Realized that I hadn’t done an investment update for February this year. I guess when you hit a certain point on your FI journey, where everything is on “autopilot” you just don’t notice. It’s a shame, really, because February was another good month, coming off a really good January. There are reports of the economy slowing down in 2019, but the reporting of profits in 2018 has provided some positive surprises for companies, and the result has been a continued strong market. Also, the US Fed has backed off its aggressive stance on interest rates (see my previous post on that effect) so the market will hopefully do well in early 2019.
Retirement Accounts: Remember, my allocation for these is:
- 30% Bond Index Fund
- 17.5% S&P500 Index Fund
- 17.5% International Index Fund
- 17.5% Small Cap Index Fund
- 17.5% REIT Index Fund
Another positive month, with small caps, International and S&P 500 leading the way. These were the investment areas that underperformed in 2018, so they are making up for lost ground. A perfect example of the need to rebalance your portfolio. I rebalanced at the beginning of 2019, selling off my “winners” (bonds, REITs) and buying some more “losers’ (S&P500, small cap, international) and now I’m being rewarded by those stocks shooting up. Overall, I’m up around 2.4% for the month, a gain of around $22K, and I’ve made around $90K in the first two months of 2019. Very pleasing!
- S&P500: +3.5%
- Small Cap: -+5.4%
- International: +2.4%
- Bonds: -0.1%
- REITs: +0.8%
My 401K/Deferred account at work is up a similar amount
Dividend Income Account: Allocation:
- 25% Dividend Stocks
- 25% REITs
- 50% Bond Index Funds
This is up only 0.9% for the month, so gain, but not a significant one. Again, if you look at the allocation above, the 50% bond allocation is driving down returns. My dividend stocks were up a little over 4% (in addition to the dividends they are paying. I’m satisfied.

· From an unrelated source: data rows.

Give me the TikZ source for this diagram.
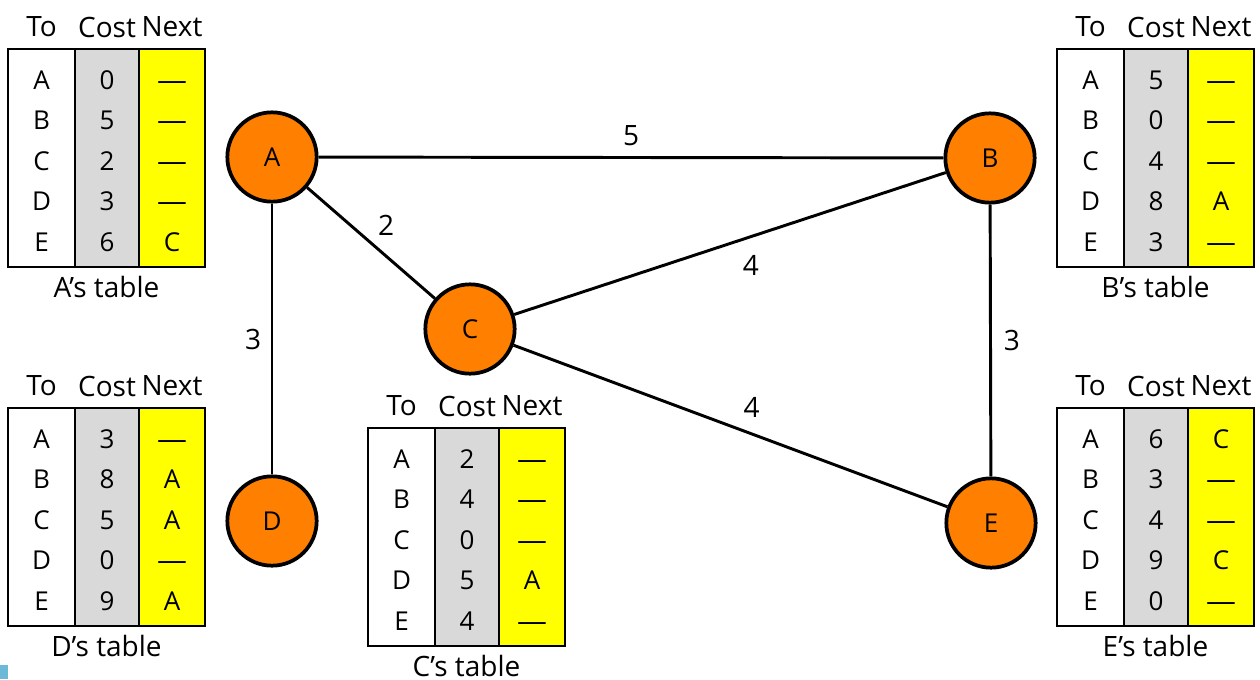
\documentclass[tikz,border=0pt]{standalone}
\usepackage{fontspec}
\setmainfont{Open Sans}
\usepackage{xcolor}
\usepackage{tikz}
\usetikzlibrary{positioning}
\definecolor{Pumpkin}{HTML}{FF8000}
\definecolor{Ash}{HTML}{D9D9D9}
\definecolor{Lemon}{HTML}{FFFF00}
\definecolor{Sky}{HTML}{6BB8D8}

\newcommand{\nohop}{\scalebox{1.15}[1]{\textemdash}}

% one routing table: #1 owner, #2 top left corner, #3 rows To/Cost/Next
\newcommand{\routetable}[3]{%
  \begin{scope}[shift={#2}]
    \draw[colbox,fill=white] (0,0) rectangle (67,218);
    \draw[colbox,fill=Ash] (67,0) rectangle (131,218);
    \draw[colbox,fill=Lemon] (131,0) rectangle (197,218);
    \node[head] (#1-hto) at (33.5,-22) {To};
    \node[head] (#1-hcost) at (99,-22) {Cost};
    \node[head] (#1-hnext) at (164,-22) {Next};
    \foreach \dst/\cst/\nxt [count=\r from 0] in {#3} {
      \node[cell] (#1-to\r) at (33.5,31+40.5*\r) {\dst};
      \node[cell] (#1-cost\r) at (99,31+40.5*\r) {\cst};
      \node[cell] (#1-next\r) at (164,31+40.5*\r) {\nxt};
    }
    \node[head] (#1-cap) at (98.5,238) {#1’s table};
  \end{scope}}

\begin{document}
\begin{tikzpicture}[
    x=0.75pt,y=-0.75pt,
    cell/.style={inner sep=0pt,text height=13.9pt,text depth=0pt,
      font=\fontsize{19.5}{22}\selectfont},
    head/.style={inner sep=0pt,font=\fontsize{21}{24}\selectfont},
    router/.style={circle,draw=black,line width=2.8pt,fill=Pumpkin,
      minimum size=67pt,inner sep=0pt,font=\fontsize{19.5}{22}\selectfont},
    colbox/.style={draw=black,line width=1.8pt},
    link/.style={draw=black,line width=2.2pt},
    weight/.style={inner sep=0pt,font=\fontsize{21}{24}\selectfont}
]
\useasboundingbox (0,0) rectangle (1260,679);
\fill[Sky] (0,665) rectangle (8,679);

\node[router] (A) at (272,157) {A};
\node[router] (B) at (990,158) {B};
\node[router] (C) at (470,329) {C};
\node[router] (D) at (272,521) {D};
\node[router] (E) at (991,523) {E};

\draw[link] (A) -- node[weight,above=8pt]{5} (B);
\draw[link] (A) -- node[weight,above right=6pt]{2} (C);
\draw[link] (A) -- node[weight,left=7pt]{3} (D);
\draw[link] (C) -- node[weight,pos=0.53,below=11pt,xshift=6pt]{4} (B);
\draw[link] (C) -- node[weight,pos=0.53,above=9pt,xshift=6pt]{4} (E);
\draw[link] (B) -- node[weight,right=9pt]{3} (E);

\routetable{A}{(8,49)}{A/0/\nohop, B/5/\nohop, C/2/\nohop, D/3/\nohop, E/6/C}
\routetable{B}{(1057,49)}{A/5/\nohop, B/0/\nohop, C/4/\nohop, D/8/A, E/3/\nohop}
\routetable{C}{(368,428)}{A/2/\nohop, B/4/\nohop, C/0/\nohop, D/5/A, E/4/\nohop}
\routetable{D}{(8,408)}{A/3/\nohop, B/8/A, C/5/A, D/0/\nohop, E/9/A}
\routetable{E}{(1057,408)}{A/6/C, B/3/\nohop, C/4/\nohop, D/9/C, E/0/\nohop}
\end{tikzpicture}
\end{document}
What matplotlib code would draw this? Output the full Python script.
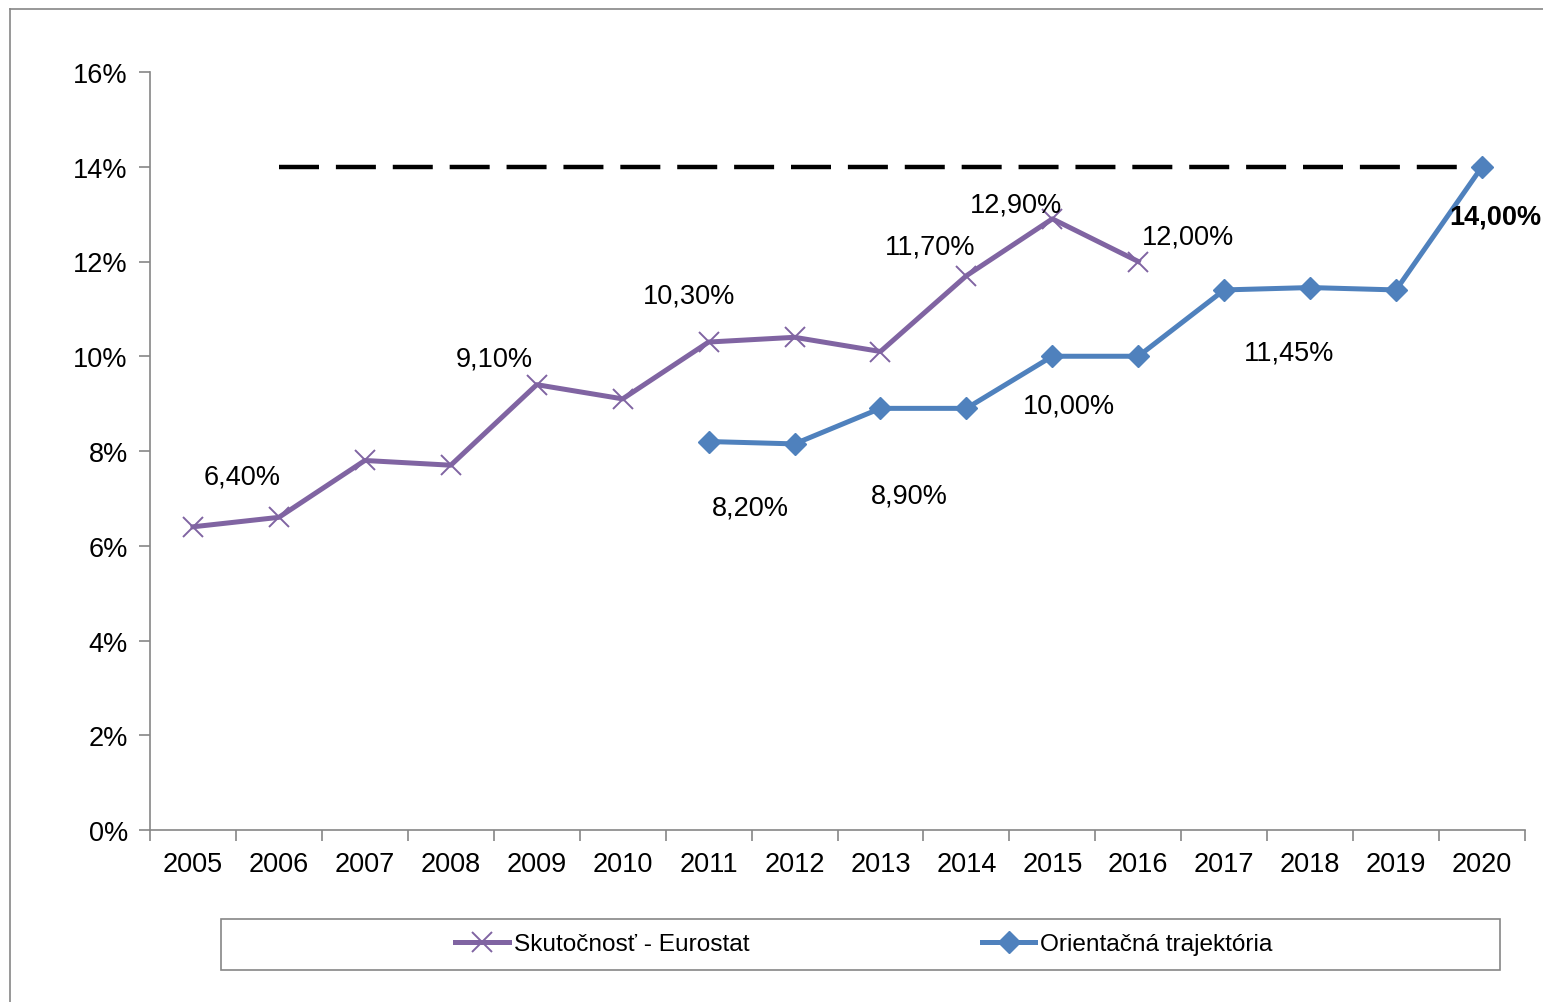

Value Investing Account: My value investing portfolio is up around 4.3% for the month. It got hit in 2018, and is making a comeback, as value stocks are doing better. The allocation is about 50/50 between a total market fund and a value index fund.
- 51% USAA Market Index (my brokerage is USAA)
- 49% in Vanguard Value Index fund
So for the year so far, I’m up 9.4%, in addition to having dumped almost $9K into the savings, which is close to 50% of my gross salary. I hope the success continues in the months ahead, both for me and for you!